Pour cold water. Sometimes kids are ambitious. Ambitious is good. But a project based around providing nuclear-fusion powered cold food storage is not a realistic plan for most fourth graders.

Teach technique. At some point during my own elementary school career, my mother, a teacher herself, found me lettering a poster for something or another—anti-littering, maybe. And just as I was about to begin at the left and letter my brilliant slogan across the pasteboard, she stopped me, and showed me how to center the phrase by counting letters, punctuation and spaces, finding the middle and starting there. This was useful. This is, in fact, still useful. She could have just centered it for me. Instead, she showed me how.

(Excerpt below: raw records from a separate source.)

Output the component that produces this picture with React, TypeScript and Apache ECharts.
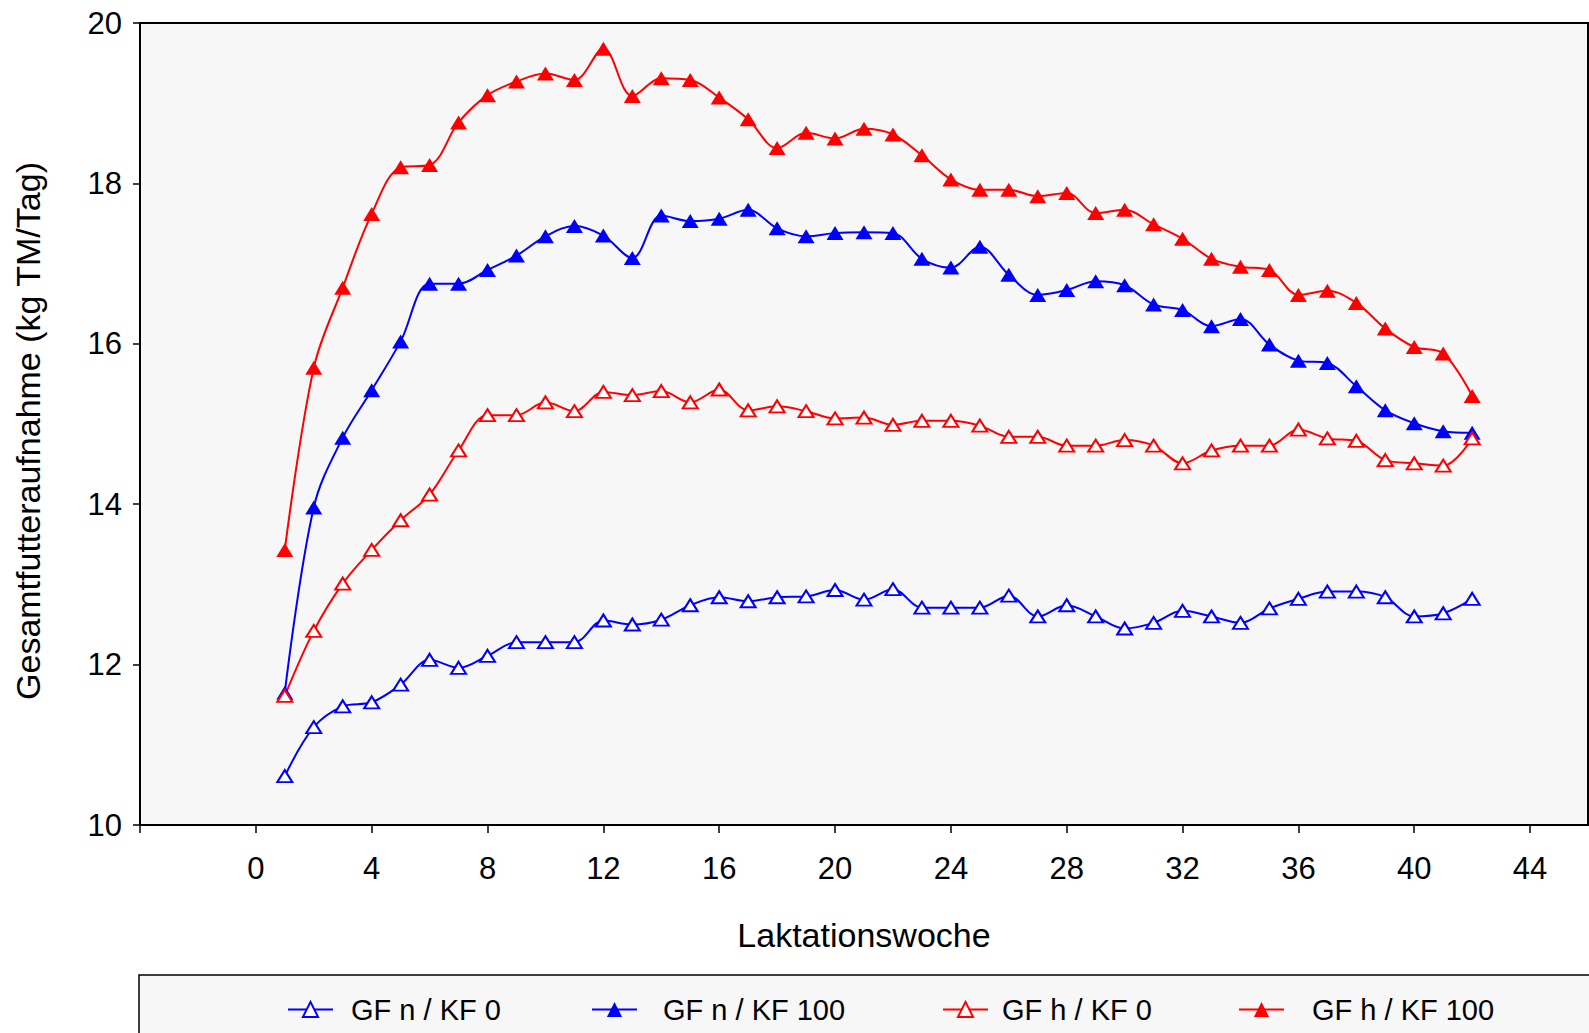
import React, { useEffect, useRef } from "react";
import * as echarts from "echarts";

const weeks = [1,2,3,4,5,6,7,8,9,10,11,12,13,14,15,16,17,18,19,20,21,22,23,24,25,26,27,28,29,30,31,32,33,34,35,36,37,38,39,40,41,42];

const gfnKf0 = [10.61,11.22,11.48,11.53,11.75,12.06,11.96,12.11,12.28,12.28,12.28,12.55,12.5,12.56,12.74,12.84,12.79,12.84,12.85,12.93,12.81,12.94,12.71,12.71,12.71,12.86,12.6,12.74,12.6,12.45,12.52,12.67,12.6,12.52,12.7,12.82,12.91,12.91,12.84,12.6,12.64,12.82];
const gfnKf100 = [11.65,13.96,14.83,15.42,16.03,16.75,16.75,16.92,17.1,17.34,17.47,17.35,17.07,17.6,17.53,17.56,17.67,17.44,17.34,17.38,17.39,17.38,17.06,16.95,17.21,16.86,16.61,16.67,16.78,16.73,16.49,16.42,16.22,16.31,15.99,15.79,15.76,15.47,15.17,15.01,14.91,14.89];
const gfhKf0 = [11.61,12.42,13.01,13.43,13.8,14.12,14.67,15.11,15.11,15.27,15.16,15.4,15.36,15.41,15.27,15.43,15.17,15.22,15.16,15.07,15.08,14.99,15.04,15.04,14.98,14.84,14.84,14.73,14.73,14.8,14.73,14.51,14.67,14.73,14.73,14.93,14.82,14.79,14.55,14.51,14.48,14.82];
const gfhKf100 = [13.43,15.7,16.7,17.62,18.2,18.23,18.76,19.1,19.27,19.37,19.29,19.68,19.09,19.31,19.29,19.07,18.8,18.44,18.63,18.56,18.68,18.61,18.35,18.05,17.92,17.92,17.84,17.88,17.63,17.67,17.49,17.31,17.06,16.96,16.92,16.61,16.66,16.51,16.19,15.96,15.88,15.35];

const seriesNames = ["GF n / KF 0", "GF n / KF 100", "GF h / KF 0", "GF h / KF 100"];
const seriesColors = ["#0000ff", "#0000ff", "#ff0000", "#ff0000"];
const seriesFilled = [false, true, false, true];
const seriesValues = [gfnKf0, gfnKf100, gfhKf0, gfhKf100];
const legendLefts = [287, 591, 942, 1238];
const legendTextGaps = [13, 21, 9, 23];

const xTickValues = [-4, 0, 4, 8, 12, 16, 20, 24, 28, 32, 36, 40, 44];
const xLabelValues = [0, 4, 8, 12, 16, 20, 24, 28, 32, 36, 40, 44];

const xTitle = "Laktationswoche";
const yTitle = "Gesamtfutteraufnahme (kg TM/Tag)";

const FONT = "'Liberation Sans', Arial, sans-serif";

export default function App() {
  const ref = useRef<HTMLDivElement>(null);
  useEffect(() => {
    if (!ref.current) return;
    const chart = echarts.init(ref.current, undefined, { renderer: "svg" });
    const series = seriesNames.map((name, i) => ({
      name,
      type: "line",
      smooth: 0.35,
      data: weeks.map((w, j) => [w, seriesValues[i][j]]),
      symbol: "triangle",
      symbolSize: seriesFilled[i] ? [17, 14] : [15, 12],
      lineStyle: { color: seriesColors[i], width: 2 },
      itemStyle: seriesFilled[i]
        ? { color: seriesColors[i], borderWidth: 0 }
        : { color: "#ffffff", borderColor: seriesColors[i], borderWidth: 2 },
      emphasis: { disabled: true },
    }));
    chart.setOption({
      animation: false,
      backgroundColor: "#ffffff",
      textStyle: { fontFamily: FONT },
      grid: {
        left: 140,
        top: 23,
        right: 1,
        bottom: 208,
        show: true,
        backgroundColor: "#f7f7f7",
        borderColor: "#000000",
        borderWidth: 2,
      },
      graphic: [
        {
          type: "rect",
          shape: { x: 139, y: 975, width: 1500, height: 120 },
          style: { fill: "#f7f7f7", stroke: "#000000", lineWidth: 1.5 },
          z: -1,
        },
      ],
      legend: seriesNames.map((name, i) => ({
        data: [name],
        left: legendLefts[i],
        top: 995,
        padding: 0,
        itemWidth: 45,
        itemHeight: 19,
        selectedMode: false,
        textStyle: { fontFamily: FONT, fontSize: 29, color: "#000", padding: [0, 0, 0, legendTextGaps[i]] },
      })),
      xAxis: {
        type: "value",
        min: -4,
        max: 46,
        interval: 4,
        name: xTitle,
        nameLocation: "middle",
        nameGap: 93,
        nameTextStyle: { fontFamily: FONT, fontSize: 34, color: "#000", verticalAlign: "top" },
        axisLine: { show: true, onZero: false, lineStyle: { color: "#000", width: 2 } },
        axisTick: { show: true, length: 8, customValues: xTickValues, lineStyle: { color: "#000", width: 1.5 } },
        axisLabel: {
          fontFamily: FONT,
          fontSize: 31,
          color: "#000",
          margin: 28,
          customValues: xLabelValues,
        },
        splitLine: { show: false },
      },
      yAxis: {
        type: "value",
        min: 10,
        max: 20,
        interval: 2,
        name: yTitle,
        nameLocation: "middle",
        nameGap: 95,
        nameRotate: 90,
        nameTextStyle: { fontFamily: FONT, fontSize: 34, color: "#000", padding: [0, 14, 0, 0] },
        axisLine: { show: true, onZero: false, lineStyle: { color: "#000", width: 2 } },
        axisTick: { show: true, length: 7, lineStyle: { color: "#000", width: 1.5 } },
        axisLabel: { fontFamily: FONT, fontSize: 31, color: "#000", margin: 18 },
        splitLine: { show: false },
      },
      series,
    });
    return () => chart.dispose();
  }, []);
  return (
    <div
      ref={ref}
      style={{ position: "fixed", left: 0, top: 0, width: 1589, height: 1033 }}
    />
  );
}
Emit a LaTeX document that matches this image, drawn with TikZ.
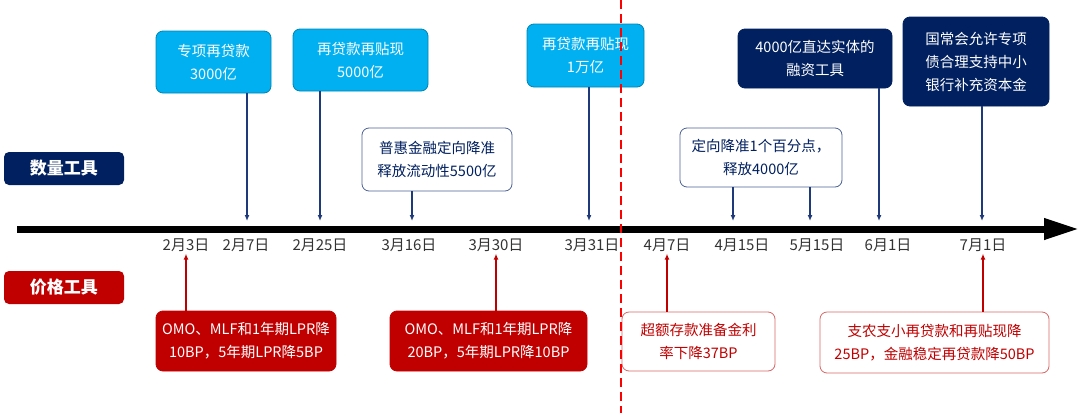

Highlight road blocks. Sometimes there are real world limitations that you can’t expect a child to be aware of. A six-year-old might not remember to ask you for needed supplies before stores are closed, a third grader might not remember that her partner’s family keeps the Sabbath and she won’t be able to work Saturday, while your child has a family reunion Sunday.

Support big dreams. Pour cold water on nuclear fusion, yes. But a paper mache model of  Epcot Center’s Spaceship Earth from a third grader? He can try. He might be disappointed in his own result, but being unable to bring a vision to fruition—this time—is an experience everyone should have.

Troubleshoot. Paper mache Spaceship Earth model so heavy it crushes the straws meant to form the base? Let’s think of something else to put under there. Project partner’s mother and sister vomiting, leaving him an unwelcome guest in your home and you unwilling to take your child there? Suggest FaceTime.

Helping your child learn to do a big project (as opposed to creating a successful project) doesn’t mean leaving a second grader to do her own web search on “Penguin mating.” (This is, in fact, a very bad idea.) It means finding the line between supporting and doing, and staying firmly on the cheerleader side.